= WHAT IS ASKED =
Gather all lines in the records below that include the word "this".

-.-.-

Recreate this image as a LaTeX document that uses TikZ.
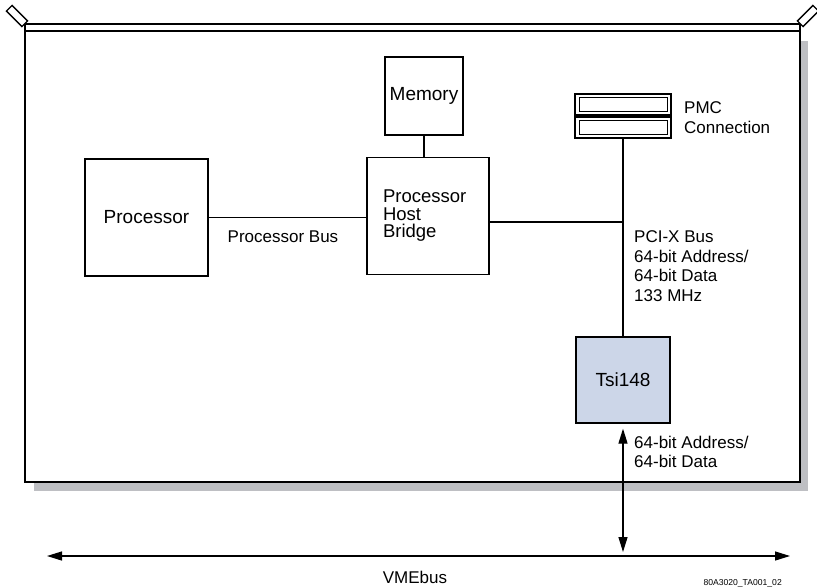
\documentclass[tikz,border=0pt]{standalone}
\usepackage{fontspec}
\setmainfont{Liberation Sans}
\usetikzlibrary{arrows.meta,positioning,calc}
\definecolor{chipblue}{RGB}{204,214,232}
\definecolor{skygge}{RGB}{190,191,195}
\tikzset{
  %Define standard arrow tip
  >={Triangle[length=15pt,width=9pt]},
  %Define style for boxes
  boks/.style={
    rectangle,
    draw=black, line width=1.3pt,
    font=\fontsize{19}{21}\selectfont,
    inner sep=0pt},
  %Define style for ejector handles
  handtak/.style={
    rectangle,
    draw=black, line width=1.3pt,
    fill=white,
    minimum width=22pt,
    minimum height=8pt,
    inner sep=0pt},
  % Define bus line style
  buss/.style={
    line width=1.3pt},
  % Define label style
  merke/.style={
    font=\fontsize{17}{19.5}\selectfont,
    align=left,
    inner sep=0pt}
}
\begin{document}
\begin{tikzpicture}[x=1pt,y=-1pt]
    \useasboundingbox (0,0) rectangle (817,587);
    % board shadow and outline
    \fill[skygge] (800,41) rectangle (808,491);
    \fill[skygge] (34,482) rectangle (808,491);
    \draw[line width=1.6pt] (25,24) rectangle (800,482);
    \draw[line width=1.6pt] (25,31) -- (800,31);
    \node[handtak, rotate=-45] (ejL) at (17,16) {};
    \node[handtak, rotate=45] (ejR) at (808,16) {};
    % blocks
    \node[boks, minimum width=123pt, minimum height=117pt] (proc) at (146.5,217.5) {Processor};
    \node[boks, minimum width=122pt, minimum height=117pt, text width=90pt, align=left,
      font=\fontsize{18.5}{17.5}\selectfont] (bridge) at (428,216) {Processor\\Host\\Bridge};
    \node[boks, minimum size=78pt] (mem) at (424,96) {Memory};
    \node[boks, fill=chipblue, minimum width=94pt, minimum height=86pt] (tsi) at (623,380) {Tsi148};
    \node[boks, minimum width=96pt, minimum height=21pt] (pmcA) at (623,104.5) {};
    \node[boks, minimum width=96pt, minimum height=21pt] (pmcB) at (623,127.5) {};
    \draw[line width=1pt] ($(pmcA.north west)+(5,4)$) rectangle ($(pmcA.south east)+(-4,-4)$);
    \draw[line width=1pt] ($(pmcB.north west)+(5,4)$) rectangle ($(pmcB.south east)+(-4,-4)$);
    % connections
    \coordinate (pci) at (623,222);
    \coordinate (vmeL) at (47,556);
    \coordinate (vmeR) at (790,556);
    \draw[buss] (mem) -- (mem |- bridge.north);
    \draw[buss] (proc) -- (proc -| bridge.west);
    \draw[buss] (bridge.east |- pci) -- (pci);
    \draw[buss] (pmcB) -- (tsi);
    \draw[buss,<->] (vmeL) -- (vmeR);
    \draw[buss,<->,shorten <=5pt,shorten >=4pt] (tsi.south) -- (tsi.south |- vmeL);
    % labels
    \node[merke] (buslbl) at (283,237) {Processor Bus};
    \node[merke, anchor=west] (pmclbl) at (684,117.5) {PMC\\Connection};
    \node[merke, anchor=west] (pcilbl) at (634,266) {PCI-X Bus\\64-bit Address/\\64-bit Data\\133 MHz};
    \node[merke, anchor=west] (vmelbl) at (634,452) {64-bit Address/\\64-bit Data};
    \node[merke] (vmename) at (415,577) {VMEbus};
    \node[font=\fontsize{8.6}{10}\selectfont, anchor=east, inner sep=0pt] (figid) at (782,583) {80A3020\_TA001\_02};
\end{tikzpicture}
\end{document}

-.-.-

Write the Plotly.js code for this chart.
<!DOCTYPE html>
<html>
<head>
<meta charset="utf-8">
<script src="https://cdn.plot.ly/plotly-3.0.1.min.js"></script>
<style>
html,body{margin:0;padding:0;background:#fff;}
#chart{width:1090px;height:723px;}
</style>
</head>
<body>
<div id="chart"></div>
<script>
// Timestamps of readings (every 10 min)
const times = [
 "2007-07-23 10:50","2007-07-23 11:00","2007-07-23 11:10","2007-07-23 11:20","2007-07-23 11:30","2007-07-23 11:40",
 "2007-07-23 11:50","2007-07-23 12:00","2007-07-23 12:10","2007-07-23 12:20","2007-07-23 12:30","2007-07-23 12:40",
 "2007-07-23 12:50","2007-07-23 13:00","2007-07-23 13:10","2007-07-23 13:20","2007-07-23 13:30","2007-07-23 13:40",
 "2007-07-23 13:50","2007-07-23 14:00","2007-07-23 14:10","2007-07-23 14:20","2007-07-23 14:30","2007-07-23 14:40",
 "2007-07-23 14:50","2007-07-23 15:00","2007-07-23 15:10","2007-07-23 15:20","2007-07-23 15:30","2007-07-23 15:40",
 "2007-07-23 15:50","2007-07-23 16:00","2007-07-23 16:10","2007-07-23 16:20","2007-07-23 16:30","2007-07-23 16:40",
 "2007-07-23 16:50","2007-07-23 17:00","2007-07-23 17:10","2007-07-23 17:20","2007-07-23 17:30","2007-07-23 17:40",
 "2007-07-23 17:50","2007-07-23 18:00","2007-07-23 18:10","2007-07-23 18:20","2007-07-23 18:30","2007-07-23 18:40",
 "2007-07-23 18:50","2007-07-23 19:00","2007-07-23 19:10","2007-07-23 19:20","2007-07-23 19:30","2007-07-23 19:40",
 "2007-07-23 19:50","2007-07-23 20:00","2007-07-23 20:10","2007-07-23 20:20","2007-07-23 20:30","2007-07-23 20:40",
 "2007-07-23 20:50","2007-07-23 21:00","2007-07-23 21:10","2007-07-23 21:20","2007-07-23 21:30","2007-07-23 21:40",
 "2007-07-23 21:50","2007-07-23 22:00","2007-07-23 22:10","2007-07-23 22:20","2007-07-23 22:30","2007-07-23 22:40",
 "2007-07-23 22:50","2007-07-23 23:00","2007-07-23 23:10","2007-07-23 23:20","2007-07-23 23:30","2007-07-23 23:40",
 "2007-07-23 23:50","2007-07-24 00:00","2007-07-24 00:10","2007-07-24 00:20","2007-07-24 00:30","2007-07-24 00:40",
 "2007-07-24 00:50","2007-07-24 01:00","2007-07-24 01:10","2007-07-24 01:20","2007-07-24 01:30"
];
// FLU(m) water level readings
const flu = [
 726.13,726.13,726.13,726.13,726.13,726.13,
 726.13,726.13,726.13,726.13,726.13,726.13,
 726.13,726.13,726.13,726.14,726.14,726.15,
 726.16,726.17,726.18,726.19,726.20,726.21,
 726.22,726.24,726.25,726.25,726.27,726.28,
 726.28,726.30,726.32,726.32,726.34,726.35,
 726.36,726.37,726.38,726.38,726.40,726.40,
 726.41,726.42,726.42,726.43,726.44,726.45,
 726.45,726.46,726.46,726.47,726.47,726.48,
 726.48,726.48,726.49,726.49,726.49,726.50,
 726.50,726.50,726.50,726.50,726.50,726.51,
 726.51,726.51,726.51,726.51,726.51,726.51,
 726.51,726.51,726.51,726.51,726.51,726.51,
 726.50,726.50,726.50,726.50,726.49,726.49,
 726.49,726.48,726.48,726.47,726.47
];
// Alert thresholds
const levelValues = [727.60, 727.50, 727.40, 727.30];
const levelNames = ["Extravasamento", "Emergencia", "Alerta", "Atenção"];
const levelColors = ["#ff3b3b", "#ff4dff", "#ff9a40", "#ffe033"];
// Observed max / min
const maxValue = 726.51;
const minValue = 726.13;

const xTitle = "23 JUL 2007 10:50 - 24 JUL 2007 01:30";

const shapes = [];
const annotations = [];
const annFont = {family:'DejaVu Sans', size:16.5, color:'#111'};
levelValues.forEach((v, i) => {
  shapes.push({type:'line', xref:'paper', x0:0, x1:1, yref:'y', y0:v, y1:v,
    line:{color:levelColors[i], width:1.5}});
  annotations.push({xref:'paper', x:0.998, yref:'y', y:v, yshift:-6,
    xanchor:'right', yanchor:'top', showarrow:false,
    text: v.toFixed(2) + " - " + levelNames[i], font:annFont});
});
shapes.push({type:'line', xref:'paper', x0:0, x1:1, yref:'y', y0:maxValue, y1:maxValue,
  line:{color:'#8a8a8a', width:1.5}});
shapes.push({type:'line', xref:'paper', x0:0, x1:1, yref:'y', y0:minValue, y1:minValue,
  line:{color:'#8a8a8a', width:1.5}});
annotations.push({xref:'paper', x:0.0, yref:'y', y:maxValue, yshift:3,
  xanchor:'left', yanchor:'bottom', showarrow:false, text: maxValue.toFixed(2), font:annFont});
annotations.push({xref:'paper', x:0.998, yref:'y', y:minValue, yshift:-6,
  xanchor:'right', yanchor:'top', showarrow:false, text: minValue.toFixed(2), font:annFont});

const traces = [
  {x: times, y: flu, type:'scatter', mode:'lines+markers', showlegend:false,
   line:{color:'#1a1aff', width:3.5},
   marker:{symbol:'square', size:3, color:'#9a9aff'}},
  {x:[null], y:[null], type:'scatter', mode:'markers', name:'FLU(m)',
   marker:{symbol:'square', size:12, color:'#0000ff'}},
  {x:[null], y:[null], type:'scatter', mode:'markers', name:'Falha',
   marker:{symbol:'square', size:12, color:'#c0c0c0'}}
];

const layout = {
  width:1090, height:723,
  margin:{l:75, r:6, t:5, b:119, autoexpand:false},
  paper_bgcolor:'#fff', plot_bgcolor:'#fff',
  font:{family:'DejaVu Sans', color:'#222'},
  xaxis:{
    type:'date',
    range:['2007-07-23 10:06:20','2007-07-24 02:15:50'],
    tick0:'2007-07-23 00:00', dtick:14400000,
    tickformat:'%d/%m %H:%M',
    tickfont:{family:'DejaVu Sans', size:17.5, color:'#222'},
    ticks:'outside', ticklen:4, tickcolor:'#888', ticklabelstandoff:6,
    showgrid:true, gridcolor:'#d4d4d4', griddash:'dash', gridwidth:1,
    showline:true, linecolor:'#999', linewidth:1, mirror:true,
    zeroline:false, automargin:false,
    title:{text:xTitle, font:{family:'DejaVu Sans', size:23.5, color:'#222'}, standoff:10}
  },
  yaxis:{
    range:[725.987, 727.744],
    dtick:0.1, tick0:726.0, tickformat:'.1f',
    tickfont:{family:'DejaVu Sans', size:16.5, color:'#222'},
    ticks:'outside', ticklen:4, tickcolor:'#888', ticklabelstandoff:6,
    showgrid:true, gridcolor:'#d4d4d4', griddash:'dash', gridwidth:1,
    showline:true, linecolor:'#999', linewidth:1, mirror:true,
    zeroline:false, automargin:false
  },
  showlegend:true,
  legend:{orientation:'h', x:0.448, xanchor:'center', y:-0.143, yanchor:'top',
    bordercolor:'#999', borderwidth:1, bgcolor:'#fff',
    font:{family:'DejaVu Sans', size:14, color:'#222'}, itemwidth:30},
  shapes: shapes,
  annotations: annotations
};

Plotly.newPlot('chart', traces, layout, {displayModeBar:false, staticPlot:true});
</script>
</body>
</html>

-.-.-

= COMPLETE RESPONSE =
Recreate this image as a LaTeX document that uses TikZ.
Write the Plotly.js code for this chart.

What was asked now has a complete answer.